--- Given exercise ---
Set down all of the data that follows word for word, without the images.

--- Collected data ---
+ + +
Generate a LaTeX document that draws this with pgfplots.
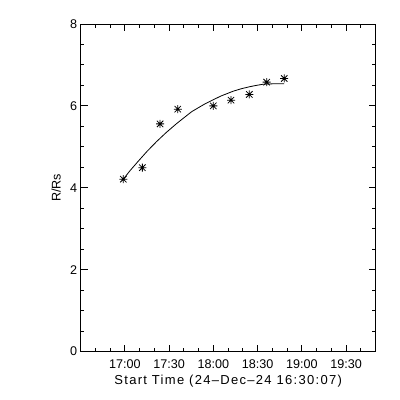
\documentclass[border=0pt]{standalone}
\usepackage{fontspec}
\setmainfont{Liberation Sans}
\newfontfamily\labfont[LetterSpace=10]{Liberation Sans}
\usepackage{pgfplots}
\pgfplotsset{compat=1.18}
\pgfdeclareplotmark{ast8}{%
  \pgfpathmoveto{\pgfqpoint{-\pgfplotmarksize}{0pt}}\pgfpathlineto{\pgfqpoint{\pgfplotmarksize}{0pt}}%
  \pgfpathmoveto{\pgfqpoint{0pt}{-\pgfplotmarksize}}\pgfpathlineto{\pgfqpoint{0pt}{\pgfplotmarksize}}%
  \pgfpathmoveto{\pgfqpoint{-0.8\pgfplotmarksize}{-0.8\pgfplotmarksize}}\pgfpathlineto{\pgfqpoint{0.8\pgfplotmarksize}{0.8\pgfplotmarksize}}%
  \pgfpathmoveto{\pgfqpoint{-0.8\pgfplotmarksize}{0.8\pgfplotmarksize}}\pgfpathlineto{\pgfqpoint{0.8\pgfplotmarksize}{-0.8\pgfplotmarksize}}%
  \pgfusepathqstroke}
\begin{document}
\begin{tikzpicture}
\useasboundingbox (-80.7pt,-48.5pt) rectangle (319.3pt,351.5pt);
\fill[white] (-80.7pt,-48.5pt) rectangle (319.3pt,351.5pt);
\begin{axis}[
  scale only axis, width=295pt, height=327.5pt,
  xmin=0, xmax=200, ymin=0, ymax=8,
  axis line style={line width=0.9pt},
  every tick/.style={line width=0.9pt, black},
  major tick length=7pt, minor tick length=3.5pt,
  xtick={29.883,59.883,89.883,119.883,149.883,179.883},
  xticklabels={17:00,17:30,18:00,18:30,19:00,19:30},
  minor xtick={9.883,19.883,39.883,49.883,69.883,79.883,99.883,109.883,129.883,139.883,159.883,169.883,189.883},
  ytick={0,2,4,6,8},
  minor ytick={0.5,1,1.5,2.5,3,3.5,4.5,5,5.5,6.5,7,7.5},
  /pgf/number format/assume math mode=true,
  tick label style={font=\fontsize{12.6}{15}\selectfont},
  xticklabel style={yshift=-5pt},
  xlabel={\labfont\fontsize{13}{15}\selectfont Start Time (24–Dec–24 16:30:07)},
  xlabel style={at={(axis description cs:0.5,0)}, anchor=center, yshift=-29.5pt},
  ylabel={\fontsize{12.6}{15}\selectfont R/Rs},
  ylabel style={at={(axis description cs:-0.0837,0.5)}, anchor=center},
]
\addplot[black, line width=0.8pt, no marks] coordinates {
(28.9,4.21) (33.5,4.42) (39.05,4.65) (45,4.89) (51.5,5.13) (58,5.35) (65.1,5.57) (70,5.71)
(75.3,5.86) (80,5.96) (84.3,6.05) (89.9,6.15) (95,6.24) (103.5,6.36) (109,6.42)
(114.8,6.47) (119,6.50) (123.8,6.53) (131,6.54) (138.0,6.54)};
\addplot[black, only marks, mark=ast8, mark size=4pt, mark options={line width=0.8pt}] coordinates {
(28.9,4.21) (41.8,4.49) (53.8,5.56) (65.8,5.92) (89.9,6.00) (101.9,6.14) (114.3,6.28) (126.1,6.58) (138.0,6.67)};
\end{axis}
\end{tikzpicture}
\end{document}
+ + +
--- Solved exercise ---
Generate a LaTeX document that draws this with pgfplots.
\documentclass[border=0pt]{standalone}
\usepackage{fontspec}
\setmainfont{Liberation Sans}
\newfontfamily\labfont[LetterSpace=10]{Liberation Sans}
\usepackage{pgfplots}
\pgfplotsset{compat=1.18}
\pgfdeclareplotmark{ast8}{%
  \pgfpathmoveto{\pgfqpoint{-\pgfplotmarksize}{0pt}}\pgfpathlineto{\pgfqpoint{\pgfplotmarksize}{0pt}}%
  \pgfpathmoveto{\pgfqpoint{0pt}{-\pgfplotmarksize}}\pgfpathlineto{\pgfqpoint{0pt}{\pgfplotmarksize}}%
  \pgfpathmoveto{\pgfqpoint{-0.8\pgfplotmarksize}{-0.8\pgfplotmarksize}}\pgfpathlineto{\pgfqpoint{0.8\pgfplotmarksize}{0.8\pgfplotmarksize}}%
  \pgfpathmoveto{\pgfqpoint{-0.8\pgfplotmarksize}{0.8\pgfplotmarksize}}\pgfpathlineto{\pgfqpoint{0.8\pgfplotmarksize}{-0.8\pgfplotmarksize}}%
  \pgfusepathqstroke}
\begin{document}
\begin{tikzpicture}
\useasboundingbox (-80.7pt,-48.5pt) rectangle (319.3pt,351.5pt);
\fill[white] (-80.7pt,-48.5pt) rectangle (319.3pt,351.5pt);
\begin{axis}[
  scale only axis, width=295pt, height=327.5pt,
  xmin=0, xmax=200, ymin=0, ymax=8,
  axis line style={line width=0.9pt},
  every tick/.style={line width=0.9pt, black},
  major tick length=7pt, minor tick length=3.5pt,
  xtick={29.883,59.883,89.883,119.883,149.883,179.883},
  xticklabels={17:00,17:30,18:00,18:30,19:00,19:30},
  minor xtick={9.883,19.883,39.883,49.883,69.883,79.883,99.883,109.883,129.883,139.883,159.883,169.883,189.883},
  ytick={0,2,4,6,8},
  minor ytick={0.5,1,1.5,2.5,3,3.5,4.5,5,5.5,6.5,7,7.5},
  /pgf/number format/assume math mode=true,
  tick label style={font=\fontsize{12.6}{15}\selectfont},
  xticklabel style={yshift=-5pt},
  xlabel={\labfont\fontsize{13}{15}\selectfont Start Time (24–Dec–24 16:30:07)},
  xlabel style={at={(axis description cs:0.5,0)}, anchor=center, yshift=-29.5pt},
  ylabel={\fontsize{12.6}{15}\selectfont R/Rs},
  ylabel style={at={(axis description cs:-0.0837,0.5)}, anchor=center},
]
\addplot[black, line width=0.8pt, no marks] coordinates {
(28.9,4.21) (33.5,4.42) (39.05,4.65) (45,4.89) (51.5,5.13) (58,5.35) (65.1,5.57) (70,5.71)
(75.3,5.86) (80,5.96) (84.3,6.05) (89.9,6.15) (95,6.24) (103.5,6.36) (109,6.42)
(114.8,6.47) (119,6.50) (123.8,6.53) (131,6.54) (138.0,6.54)};
\addplot[black, only marks, mark=ast8, mark size=4pt, mark options={line width=0.8pt}] coordinates {
(28.9,4.21) (41.8,4.49) (53.8,5.56) (65.8,5.92) (89.9,6.00) (101.9,6.14) (114.3,6.28) (126.1,6.58) (138.0,6.67)};
\end{axis}
\end{tikzpicture}
\end{document}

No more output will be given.